A remark by a white Inglewood city councilman that several observers, including two of his black colleagues, considered racist has created an uproar and prompted discussion of changing the city's sister city program.
Councilman Anthony (Tony) Scardenzan made the comment at the council's March 10 meeting while discussing his proposal to spend an additional $5,000 on the city's exchange program with its sister city, Pedavena, Italy. Seeking support for the proposal, Scardenzan described his 1985 trip to Pedavena with four high school students and commended the youths--all of whom are black--because they had "lived up to the standards of Italians," according to several observers.
(His exact words could not be verified because Inglewood does not tape its council meetings. The statement was confirmed, however, by Deputy City Manager Norman Cravens and several other officials.)

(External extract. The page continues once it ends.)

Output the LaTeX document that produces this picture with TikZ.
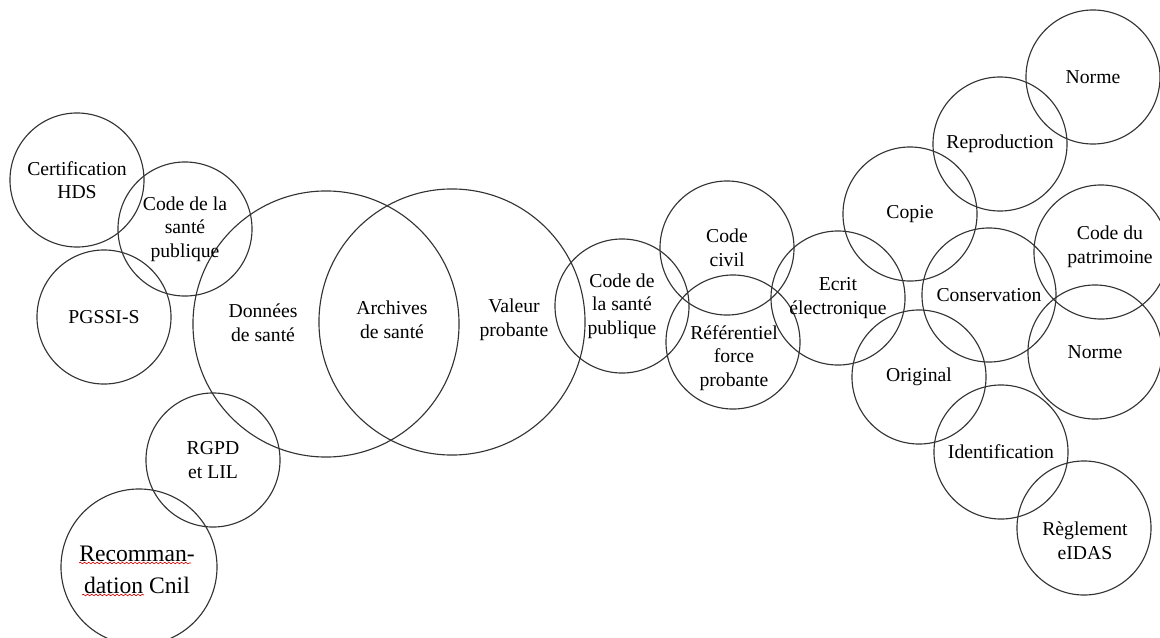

"The progress we have made as a city took a step backward because of his comment," said Don Fields, a black resident who addressed the council this week. "It takes uneducated audacity to say that minority racial groups are living up to the standards of Caucasians."

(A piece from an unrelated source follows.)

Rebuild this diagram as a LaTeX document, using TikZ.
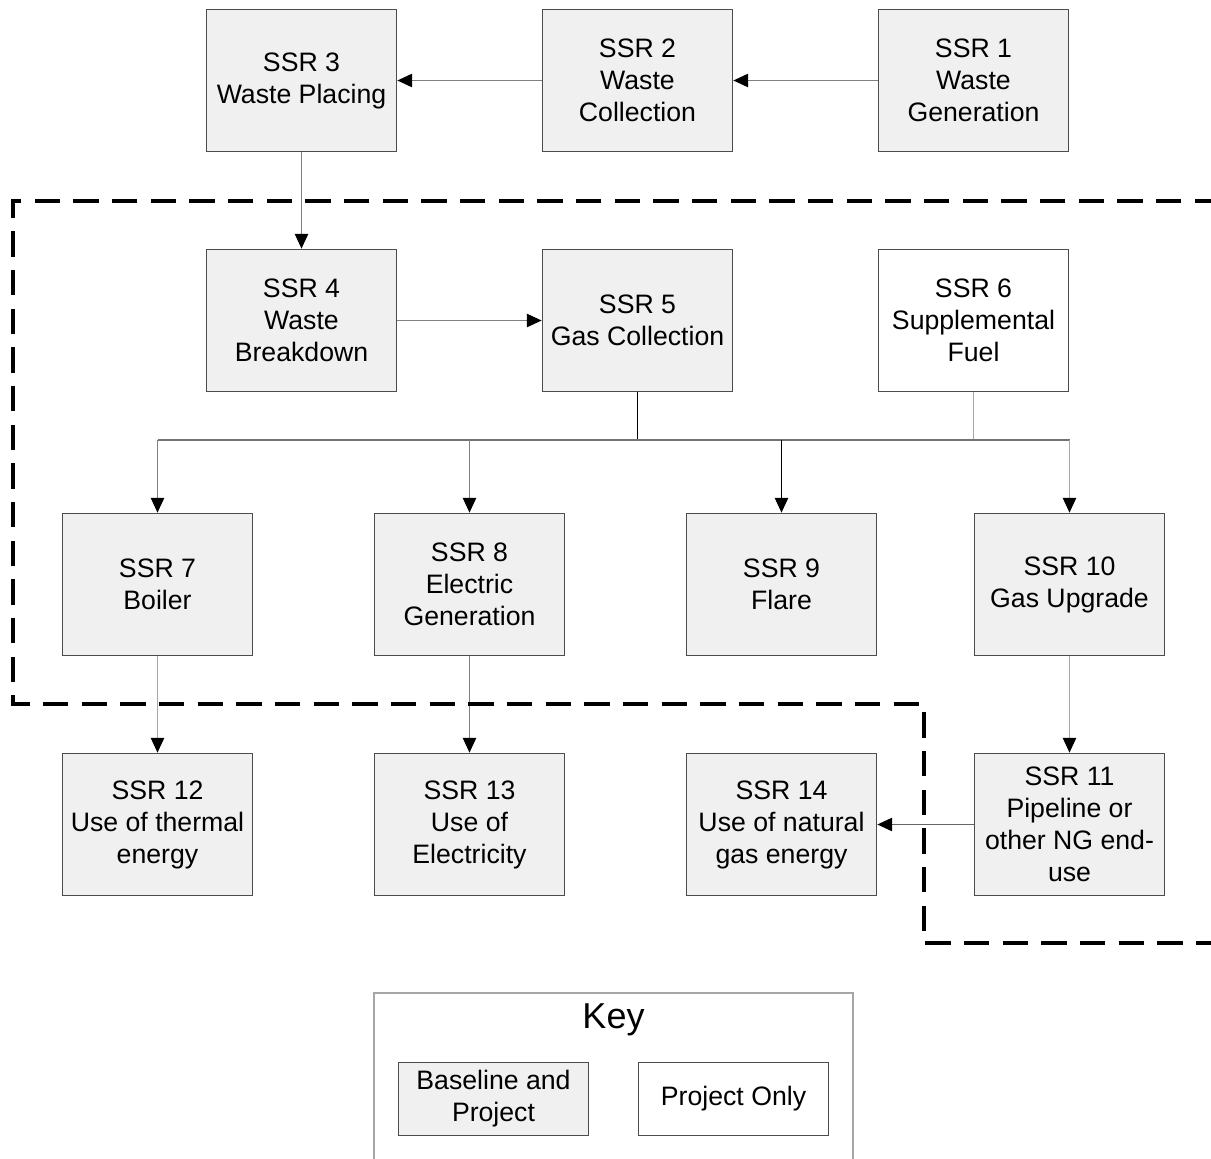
\documentclass[tikz,border=0pt]{standalone}
\usepackage{fontspec}
\setmainfont{Liberation Sans}
\usetikzlibrary{arrows.meta,positioning}
\tikzset{ >={Triangle[length=11pt,width=10pt,black]}, ssrbox/.style={ rectangle, draw=black!70, fill=gray!12, line width=0.8pt, minimum width=143pt, minimum height=107pt, inner sep=2pt, align=center, font=\fontsize{20}{24}\selectfont}, projbox/.style={ssrbox, fill=white}, pil/.style={ ->, draw=black!50, line width=0.8pt}, lin/.style={ draw=black!50, line width=0.8pt}, grens/.style={ line width=2.3pt, dash pattern=on 19pt off 10pt}}

\begin{document}
\begin{tikzpicture}[x=0.75pt,y=-0.75pt]
    \useasboundingbox (0,0) rectangle (1211,1158);
    %top row
    \node[ssrbox] (ssr3) at (301.5,80.5) {SSR 3\\Waste Placing};
    \node[ssrbox] (ssr2) at (637.5,80.5) {SSR 2\\Waste\\Collection};
    \node[ssrbox] (ssr1) at (973.5,80.5) {SSR 1\\Waste\\Generation};
    %second row
    \node[ssrbox] (ssr4) at (301.5,320.5) {SSR 4\\Waste\\Breakdown};
    \node[ssrbox] (ssr5) at (637.5,320.5) {SSR 5\\Gas Collection};
    \node[projbox] (ssr6) at (973.5,320.5) {SSR 6\\Supplemental\\Fuel};
    %third row
    \node[ssrbox] (ssr7) at (157.5,584.5) {SSR 7\\Boiler};
    \node[ssrbox] (ssr8) at (469.5,584.5) {SSR 8\\Electric\\Generation};
    \node[ssrbox] (ssr9) at (781.5,584.5) {SSR 9\\Flare};
    \node[ssrbox] (ssr10) at (1069.5,584.5) {SSR 10\\Gas Upgrade};
    %bottom row
    \node[ssrbox] (ssr12) at (157.5,824.5) {SSR 12\\Use of thermal\\energy};
    \node[ssrbox] (ssr13) at (469.5,824.5) {SSR 13\\Use of\\Electricity};
    \node[ssrbox] (ssr14) at (781.5,824.5) {SSR 14\\Use of natural\\gas energy};
    \node[ssrbox] (ssr11) at (1069.5,824.5) {SSR 11\\Pipeline or\\other NG end-\\use};
    \coordinate (bus) at (0,440);
    %connections
    \draw[pil] (ssr1) -- (ssr2);
    \draw[pil] (ssr2) -- (ssr3);
    \draw[pil] (ssr3) -- (ssr4);
    \draw[pil] (ssr4) -- (ssr5);
    \draw[lin, draw=black] (ssr5) -- (ssr5 |- bus);
    \draw[lin, draw=black!35] (ssr6) -- (ssr6 |- bus);
    \draw[lin, draw=black!55] (ssr7 |- bus) -- (ssr10 |- bus);
    \draw[pil] (ssr7 |- bus) -- (ssr7);
    \draw[pil] (ssr8 |- bus) -- (ssr8);
    \draw[pil, draw=black] (ssr9 |- bus) -- (ssr9);
    \draw[pil, draw=black!35] (ssr10 |- bus) -- (ssr10);
    \draw[pil, draw=black!35] (ssr7) -- (ssr12);
    \draw[pil] (ssr8) -- (ssr13);
    \draw[pil, draw=black!35] (ssr10) -- (ssr11);
    \draw[pil, draw=black!60] (ssr11) -- (ssr14);
    %project boundary
    \draw[grens] (1220,201) -- (13,201) -- (13,704) -- (924,704) -- (924,943) -- (1220,943);
    %key
    \draw[draw=black!35, line width=0.8pt] (374,1170) |- (853,993) -- (853,1170);
    \node[font=\fontsize{27}{30}\selectfont] (key) at (613.5,1020) {Key};
    \node[ssrbox, minimum width=142pt, minimum height=55pt] (keybase) at (493.5,1099) {Baseline and\\Project};
    \node[projbox, minimum width=142pt, minimum height=55pt] (keyproj) at (733.5,1099) {Project Only};
\end{tikzpicture}
\end{document}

Scardenzan, who came to Inglewood 24 years ago from Pedavena, said he meant no offense.
"In Italy we don't have black people and all I was saying is that the group was able to blend in with the community," he said.

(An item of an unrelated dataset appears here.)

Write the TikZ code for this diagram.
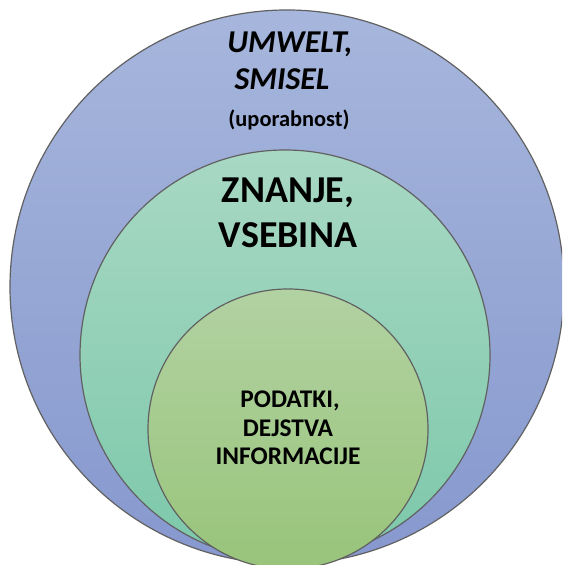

Mayor Edward Vincent, who is black, jumped on that remark, saying, "There you go again. You really don't understand what this is all about, do you?"
Another black councilman, Virgle Benson, told Scardenzan: "You said they acted up to the standards of white people. It was a racist statement."
In an interview, Benson said he had not objected when Scardenzan first made his remark because "I didn't think it was appropriate to say anything at the time. Honestly, I was hoping that people had missed what he said. I did say something to him after the meeting and told him that he should measure his words more carefully."
Benson said, "I doubt very much" that Scardenzan meant it as a derogatory comment, but that he "needs to stop and see who it is he's serving."
Scardenzan told the council that if his comment was perceived as racist, it was an "honest mistake of wording. In my heart, I know I don't have anything against black people."
In a later interview, Scardenzan said the controversy is an effort by the "Vincent political machine" to discredit him because he is against Proposition 1, a measure on Inglewood's April 7 ballot that would raise the mayor's salary from $10,800 to $49,621 a year. Scardenzan's council seat is not up for election this year.
The council's third black member, Daniel K. Tabor, said he does not believe that Scardenzan meant to make a racist comment.
"I think it's just a problem of semantics and communication," Tabor said. "He meant what he said (complimenting the youths on their behavior), but not the way it came out."
Mildred McNair of Concerned Citizens of Inglewood, who frequently attends council meetings, didn't accept that explanation. "Whether the remark was covert or overt," she said in an interview, "he did say it and it's an insult to any human being whatever race the person belongs to."
McNair and others in the council audience called for changes in the sister city program, including dropping Pedavena. Many believe that Inglewood would have more in common with a Caribbean or South American city.
Vincent said that the council will look into reorganizing the program. The city is spending $25,000 this year on the program, which has included an exchange of local doctors and the visit of an Italian choir. Scardenzan's proposal to add $5,000 to the budget was defeated 4 to 1.
Benson said the remark was not a factor in his decision to vote against the proposal.
"I would never make a snap decision based on the way somebody says something," Benson said.
School board Vice President Caroline Coleman, who was at Tuesday's council meeting, agreed that the student exchange part of the program needs to be revamped. (The program paid to send the four students to Pedavena, but Scardenzan paid his own way.) She said that tourism rather than education seems to be the current goal of the program.
"We would like to have our children visit the schools in the different countries," she said, "not be just be one big party like it is now."